Our YC Demo Day Experience: A Few Thoughts

Edumentis took part in Y Combinator's Summer 2024 batch — an experience that shaped the company's early foundation. Our CEO Codrut reflects on what the journey looked like.

Our YC Demo Day Experience: A Few Thoughts

What inspired you to start your company, and what problem are you solving?

Online exam prep has existed for decades, but most of the major players focus almost exclusively on a handful of high-volume exams — all of them in the US. That leaves an enormous blind spot: millions of students around the world sit important exams each year with almost no quality digital preparation available to them. That's the gapEdumentis was built to fill. Using AI, we develop high-quality prep materials for exams that have been largely ignored by the big education companies. Advanced language models let us reach the vast long tail of exams that were previously too niche or too costly to serve — which, taken together, represents the majority of exam-takers globally.

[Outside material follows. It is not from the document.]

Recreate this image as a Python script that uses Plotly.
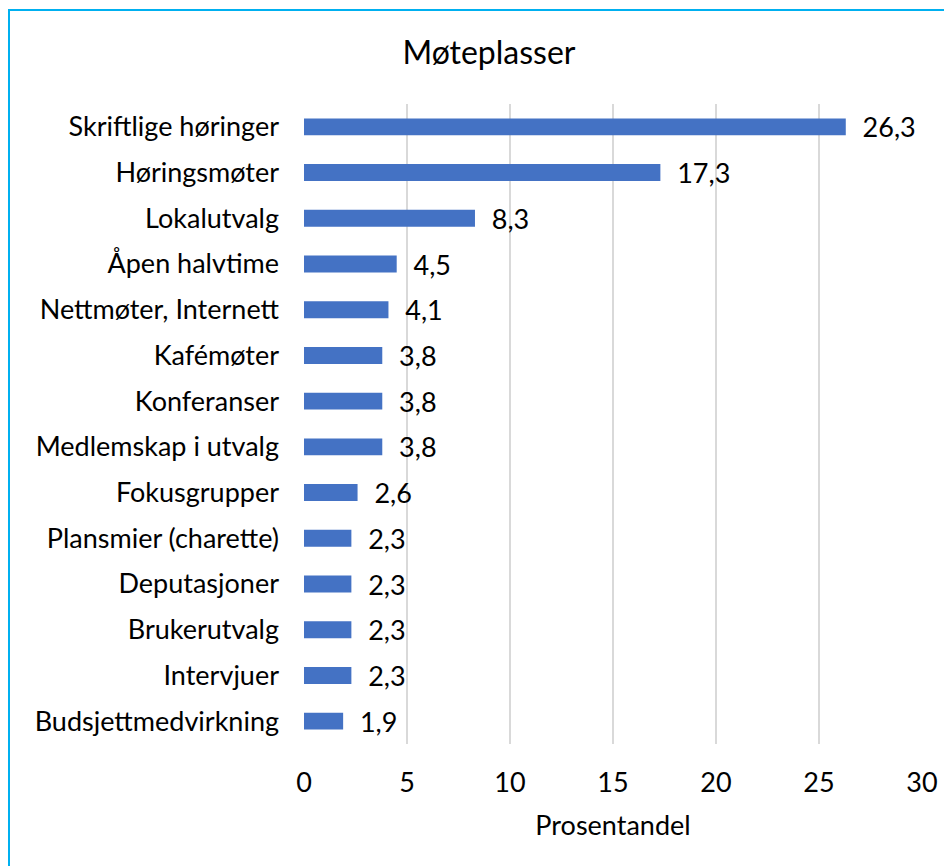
import plotly.graph_objects as go

categories = ["Skriftlige høringer", "Høringsmøter", "Lokalutvalg", "Åpen halvtime",
              "Nettmøter, Internett", "Kafémøter", "Konferanser", "Medlemskap i utvalg",
              "Fokusgrupper", "Plansmier (charette)", "Deputasjoner", "Brukerutvalg",
              "Intervjuer", "Budsjettmedvirkning"]
values = [26.3, 17.3, 8.3, 4.5, 4.1, 3.8, 3.8, 3.8, 2.6, 2.3, 2.3, 2.3, 2.3, 1.9]
labels = ["\u00a0\u00a0" + f"{v:.1f}".replace(".", ",") for v in values]

FONT = "Lato, 'Open Sans', sans-serif"
FS = 27

OFF = 8  # page body margin
W, H = 952 - OFF, 866 - OFF
L, R, T, B = 304 - OFF, 30, 104 - OFF, 122
pw, ph = W - L - R, H - T - B


def px_x(p):
    return (p - OFF - L) / pw


def px_y(p):
    return (H - B - (p - OFF)) / ph


fig = go.Figure(go.Bar(
    x=values, y=categories, orientation="h",
    marker=dict(color="#4472C4", line=dict(width=0)),
    text=labels, textposition="outside", cliponaxis=False, constraintext="none",
    textfont=dict(family=FONT, size=FS, color="#000000"),
    width=0.37,
))

fig.update_layout(
    width=W, height=H,
    margin=dict(l=L, r=R, t=T, b=B),
    paper_bgcolor="white", plot_bgcolor="white",
    font=dict(family=FONT, size=FS, color="#000000"),
    title=dict(text="Møteplasser", x=(489 - OFF) / W, xanchor="center",
               y=1 - (53 - OFF) / H, yanchor="middle",
               font=dict(family=FONT, size=32, color="#000000")),
    showlegend=False,
    xaxis=dict(range=[0, 30], dtick=5, showgrid=True, gridcolor="#D9D9D9", gridwidth=1.5,
               zeroline=False, showline=False, ticks="", ticklabelstandoff=20,
               tickfont=dict(size=FS),
               title=dict(text="Prosentandel", font=dict(size=FS), standoff=19)),
    yaxis=dict(autorange="reversed", showgrid=False, zeroline=False, showline=False,
               ticks="", ticklabelstandoff=24, tickfont=dict(size=FS)),
    shapes=[dict(type="rect", xref="paper", yref="paper",
                 x0=px_x(9), x1=px_x(965), y0=px_y(880), y1=px_y(10),
                 line=dict(color="#00B0F0", width=2), fillcolor="rgba(0,0,0,0)", layer="above")],
)

fig.write_html("out.html")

My personal motivation for building Edumentisruns deep. I come from a family of academics, and I spent a lot of my early years involved in competitions and education-related projects. It's something I've cared about for most of my life.

How are you leveraging AI, machine learning, or similar technologies in your product?

Our focus is on exams that have traditionally been underserved, and recent AI progress has made it genuinely possible to reach them well. We use AI in two core ways:

Content development and refinement: AI helps us produce and improve learning materials, making them clearer and more effective for students. Adaptive personalisation: we shape each student's preparation path around their specific weaknesses and learning profile, so the time they invest yields the most useful results.

How do you envision the future of your industry, and where do you see your company fitting in?

The way we educate and assess people isn't fixed — it has always been shaped by the tools available at a given moment. Classroom-based teaching spread across Europe in the 17th century as a way to bring education to more people. Formal exams emerged as a means of predicting job performance — whether as a doctor, an engineer, or anything else. Multiple-choice questions were introduced in the early 20th century to enable fair, scalable grading.

AI now gives us the tools to do both things better: teach more effectively and evaluate more accurately.

Most exams today still rely on multiple-choice formats, but we expect that to change. AI will enable more nuanced assessments — written responses, structured interviews, even behavioural evaluation. Becoming a doctor will always require strong foundational knowledge, but future assessments will also need to measure qualities like empathy and clinical judgement. Edumentisaims to be at the front of that shift — not just by supporting today's exams, but by evolving alongside tomorrow's.

Can you describe a pivotal moment during the YC program that changed the trajectory of your startup?

YC was formative on every level, but one moment in particular stands out. It was when Paul Graham's classic advice — talk to your users — finally clicked for us in a hands-on way. We launched an exam in Peru and made it our mission to speak directly with as many students as possible, even with no shared language between us. That effort to close the gap and genuinely listen shaped how we think about building the product.